Start of Listed entries
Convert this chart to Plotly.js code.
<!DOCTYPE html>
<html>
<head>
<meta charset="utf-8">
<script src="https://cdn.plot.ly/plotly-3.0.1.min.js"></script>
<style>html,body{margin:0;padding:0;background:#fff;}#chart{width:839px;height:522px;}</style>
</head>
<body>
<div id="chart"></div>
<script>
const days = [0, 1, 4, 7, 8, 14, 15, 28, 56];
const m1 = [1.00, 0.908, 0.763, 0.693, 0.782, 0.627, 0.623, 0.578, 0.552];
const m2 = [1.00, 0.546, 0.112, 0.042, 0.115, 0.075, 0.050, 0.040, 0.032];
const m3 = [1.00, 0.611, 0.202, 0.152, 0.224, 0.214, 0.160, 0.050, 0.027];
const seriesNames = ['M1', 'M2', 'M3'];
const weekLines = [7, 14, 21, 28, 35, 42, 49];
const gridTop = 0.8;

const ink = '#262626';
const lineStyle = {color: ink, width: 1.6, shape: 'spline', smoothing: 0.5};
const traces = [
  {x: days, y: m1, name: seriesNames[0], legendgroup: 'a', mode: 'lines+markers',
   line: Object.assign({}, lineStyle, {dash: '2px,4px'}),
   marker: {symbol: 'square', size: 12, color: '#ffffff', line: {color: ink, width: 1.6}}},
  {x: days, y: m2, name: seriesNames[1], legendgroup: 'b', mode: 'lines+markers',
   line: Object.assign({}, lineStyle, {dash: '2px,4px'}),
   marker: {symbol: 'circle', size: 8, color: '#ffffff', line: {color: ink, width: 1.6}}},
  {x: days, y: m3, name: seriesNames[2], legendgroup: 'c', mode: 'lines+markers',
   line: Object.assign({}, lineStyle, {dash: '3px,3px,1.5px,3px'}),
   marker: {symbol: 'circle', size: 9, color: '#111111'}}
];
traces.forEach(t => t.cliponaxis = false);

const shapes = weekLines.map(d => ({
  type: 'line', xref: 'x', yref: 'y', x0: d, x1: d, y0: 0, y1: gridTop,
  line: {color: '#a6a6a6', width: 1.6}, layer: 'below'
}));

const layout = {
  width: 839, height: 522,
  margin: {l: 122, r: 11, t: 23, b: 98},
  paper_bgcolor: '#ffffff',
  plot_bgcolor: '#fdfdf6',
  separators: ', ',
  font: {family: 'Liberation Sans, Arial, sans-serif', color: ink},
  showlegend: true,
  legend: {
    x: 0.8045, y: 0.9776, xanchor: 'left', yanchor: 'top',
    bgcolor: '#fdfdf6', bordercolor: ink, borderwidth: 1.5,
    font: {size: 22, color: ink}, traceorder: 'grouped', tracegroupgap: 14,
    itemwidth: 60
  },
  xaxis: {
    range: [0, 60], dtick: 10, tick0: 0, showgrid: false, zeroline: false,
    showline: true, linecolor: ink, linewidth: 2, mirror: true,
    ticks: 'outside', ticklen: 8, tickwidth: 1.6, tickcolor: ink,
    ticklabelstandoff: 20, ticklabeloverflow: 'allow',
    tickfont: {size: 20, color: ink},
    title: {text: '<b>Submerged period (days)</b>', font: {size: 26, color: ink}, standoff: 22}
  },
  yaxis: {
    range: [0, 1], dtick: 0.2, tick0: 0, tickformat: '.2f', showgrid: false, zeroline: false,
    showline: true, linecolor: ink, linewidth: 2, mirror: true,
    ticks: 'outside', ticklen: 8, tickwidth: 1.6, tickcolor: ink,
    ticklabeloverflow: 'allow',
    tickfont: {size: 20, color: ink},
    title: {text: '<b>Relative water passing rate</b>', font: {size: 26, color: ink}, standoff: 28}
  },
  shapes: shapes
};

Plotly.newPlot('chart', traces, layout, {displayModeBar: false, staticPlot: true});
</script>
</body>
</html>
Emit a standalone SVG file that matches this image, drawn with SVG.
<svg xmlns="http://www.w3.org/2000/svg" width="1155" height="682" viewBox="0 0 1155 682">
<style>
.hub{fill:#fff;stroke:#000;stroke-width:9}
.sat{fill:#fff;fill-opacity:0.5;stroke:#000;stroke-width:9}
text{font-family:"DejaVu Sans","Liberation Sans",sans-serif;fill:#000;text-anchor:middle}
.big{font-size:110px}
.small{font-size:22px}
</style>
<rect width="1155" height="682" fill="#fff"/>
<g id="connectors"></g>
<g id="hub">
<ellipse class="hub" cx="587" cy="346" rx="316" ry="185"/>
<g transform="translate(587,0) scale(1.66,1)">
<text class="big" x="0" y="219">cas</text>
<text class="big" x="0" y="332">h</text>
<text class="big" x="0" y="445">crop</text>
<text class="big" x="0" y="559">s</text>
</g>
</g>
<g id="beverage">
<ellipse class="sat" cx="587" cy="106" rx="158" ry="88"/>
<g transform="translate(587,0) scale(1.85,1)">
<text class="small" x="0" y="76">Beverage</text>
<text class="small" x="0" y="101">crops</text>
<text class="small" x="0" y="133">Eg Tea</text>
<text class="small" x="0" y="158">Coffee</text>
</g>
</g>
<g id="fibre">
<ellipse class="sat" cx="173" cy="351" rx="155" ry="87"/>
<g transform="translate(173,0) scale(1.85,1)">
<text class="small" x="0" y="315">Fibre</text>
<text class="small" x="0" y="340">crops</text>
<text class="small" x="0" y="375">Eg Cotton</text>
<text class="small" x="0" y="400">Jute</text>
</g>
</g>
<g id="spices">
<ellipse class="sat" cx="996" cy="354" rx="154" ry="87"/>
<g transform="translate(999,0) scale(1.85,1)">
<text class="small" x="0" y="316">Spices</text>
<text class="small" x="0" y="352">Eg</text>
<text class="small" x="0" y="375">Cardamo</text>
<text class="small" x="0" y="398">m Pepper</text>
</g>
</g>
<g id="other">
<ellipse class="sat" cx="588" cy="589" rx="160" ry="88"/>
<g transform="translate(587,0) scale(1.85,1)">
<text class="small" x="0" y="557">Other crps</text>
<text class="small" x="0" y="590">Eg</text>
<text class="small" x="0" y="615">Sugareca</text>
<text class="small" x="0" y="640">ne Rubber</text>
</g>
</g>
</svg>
End of Listed entries
» Exercise details
Output all of the data above without any alteration.

» Response
Convert this chart to Plotly.js code.
<!DOCTYPE html>
<html>
<head>
<meta charset="utf-8">
<script src="https://cdn.plot.ly/plotly-3.0.1.min.js"></script>
<style>html,body{margin:0;padding:0;background:#fff;}#chart{width:839px;height:522px;}</style>
</head>
<body>
<div id="chart"></div>
<script>
const days = [0, 1, 4, 7, 8, 14, 15, 28, 56];
const m1 = [1.00, 0.908, 0.763, 0.693, 0.782, 0.627, 0.623, 0.578, 0.552];
const m2 = [1.00, 0.546, 0.112, 0.042, 0.115, 0.075, 0.050, 0.040, 0.032];
const m3 = [1.00, 0.611, 0.202, 0.152, 0.224, 0.214, 0.160, 0.050, 0.027];
const seriesNames = ['M1', 'M2', 'M3'];
const weekLines = [7, 14, 21, 28, 35, 42, 49];
const gridTop = 0.8;

const ink = '#262626';
const lineStyle = {color: ink, width: 1.6, shape: 'spline', smoothing: 0.5};
const traces = [
  {x: days, y: m1, name: seriesNames[0], legendgroup: 'a', mode: 'lines+markers',
   line: Object.assign({}, lineStyle, {dash: '2px,4px'}),
   marker: {symbol: 'square', size: 12, color: '#ffffff', line: {color: ink, width: 1.6}}},
  {x: days, y: m2, name: seriesNames[1], legendgroup: 'b', mode: 'lines+markers',
   line: Object.assign({}, lineStyle, {dash: '2px,4px'}),
   marker: {symbol: 'circle', size: 8, color: '#ffffff', line: {color: ink, width: 1.6}}},
  {x: days, y: m3, name: seriesNames[2], legendgroup: 'c', mode: 'lines+markers',
   line: Object.assign({}, lineStyle, {dash: '3px,3px,1.5px,3px'}),
   marker: {symbol: 'circle', size: 9, color: '#111111'}}
];
traces.forEach(t => t.cliponaxis = false);

const shapes = weekLines.map(d => ({
  type: 'line', xref: 'x', yref: 'y', x0: d, x1: d, y0: 0, y1: gridTop,
  line: {color: '#a6a6a6', width: 1.6}, layer: 'below'
}));

const layout = {
  width: 839, height: 522,
  margin: {l: 122, r: 11, t: 23, b: 98},
  paper_bgcolor: '#ffffff',
  plot_bgcolor: '#fdfdf6',
  separators: ', ',
  font: {family: 'Liberation Sans, Arial, sans-serif', color: ink},
  showlegend: true,
  legend: {
    x: 0.8045, y: 0.9776, xanchor: 'left', yanchor: 'top',
    bgcolor: '#fdfdf6', bordercolor: ink, borderwidth: 1.5,
    font: {size: 22, color: ink}, traceorder: 'grouped', tracegroupgap: 14,
    itemwidth: 60
  },
  xaxis: {
    range: [0, 60], dtick: 10, tick0: 0, showgrid: false, zeroline: false,
    showline: true, linecolor: ink, linewidth: 2, mirror: true,
    ticks: 'outside', ticklen: 8, tickwidth: 1.6, tickcolor: ink,
    ticklabelstandoff: 20, ticklabeloverflow: 'allow',
    tickfont: {size: 20, color: ink},
    title: {text: '<b>Submerged period (days)</b>', font: {size: 26, color: ink}, standoff: 22}
  },
  yaxis: {
    range: [0, 1], dtick: 0.2, tick0: 0, tickformat: '.2f', showgrid: false, zeroline: false,
    showline: true, linecolor: ink, linewidth: 2, mirror: true,
    ticks: 'outside', ticklen: 8, tickwidth: 1.6, tickcolor: ink,
    ticklabeloverflow: 'allow',
    tickfont: {size: 20, color: ink},
    title: {text: '<b>Relative water passing rate</b>', font: {size: 26, color: ink}, standoff: 28}
  },
  shapes: shapes
};

Plotly.newPlot('chart', traces, layout, {displayModeBar: false, staticPlot: true});
</script>
</body>
</html>
Emit a standalone SVG file that matches this image, drawn with SVG.
<svg xmlns="http://www.w3.org/2000/svg" width="1155" height="682" viewBox="0 0 1155 682">
<style>
.hub{fill:#fff;stroke:#000;stroke-width:9}
.sat{fill:#fff;fill-opacity:0.5;stroke:#000;stroke-width:9}
text{font-family:"DejaVu Sans","Liberation Sans",sans-serif;fill:#000;text-anchor:middle}
.big{font-size:110px}
.small{font-size:22px}
</style>
<rect width="1155" height="682" fill="#fff"/>
<g id="connectors"></g>
<g id="hub">
<ellipse class="hub" cx="587" cy="346" rx="316" ry="185"/>
<g transform="translate(587,0) scale(1.66,1)">
<text class="big" x="0" y="219">cas</text>
<text class="big" x="0" y="332">h</text>
<text class="big" x="0" y="445">crop</text>
<text class="big" x="0" y="559">s</text>
</g>
</g>
<g id="beverage">
<ellipse class="sat" cx="587" cy="106" rx="158" ry="88"/>
<g transform="translate(587,0) scale(1.85,1)">
<text class="small" x="0" y="76">Beverage</text>
<text class="small" x="0" y="101">crops</text>
<text class="small" x="0" y="133">Eg Tea</text>
<text class="small" x="0" y="158">Coffee</text>
</g>
</g>
<g id="fibre">
<ellipse class="sat" cx="173" cy="351" rx="155" ry="87"/>
<g transform="translate(173,0) scale(1.85,1)">
<text class="small" x="0" y="315">Fibre</text>
<text class="small" x="0" y="340">crops</text>
<text class="small" x="0" y="375">Eg Cotton</text>
<text class="small" x="0" y="400">Jute</text>
</g>
</g>
<g id="spices">
<ellipse class="sat" cx="996" cy="354" rx="154" ry="87"/>
<g transform="translate(999,0) scale(1.85,1)">
<text class="small" x="0" y="316">Spices</text>
<text class="small" x="0" y="352">Eg</text>
<text class="small" x="0" y="375">Cardamo</text>
<text class="small" x="0" y="398">m Pepper</text>
</g>
</g>
<g id="other">
<ellipse class="sat" cx="588" cy="589" rx="160" ry="88"/>
<g transform="translate(587,0) scale(1.85,1)">
<text class="small" x="0" y="557">Other crps</text>
<text class="small" x="0" y="590">Eg</text>
<text class="small" x="0" y="615">Sugareca</text>
<text class="small" x="0" y="640">ne Rubber</text>
</g>
</g>
</svg>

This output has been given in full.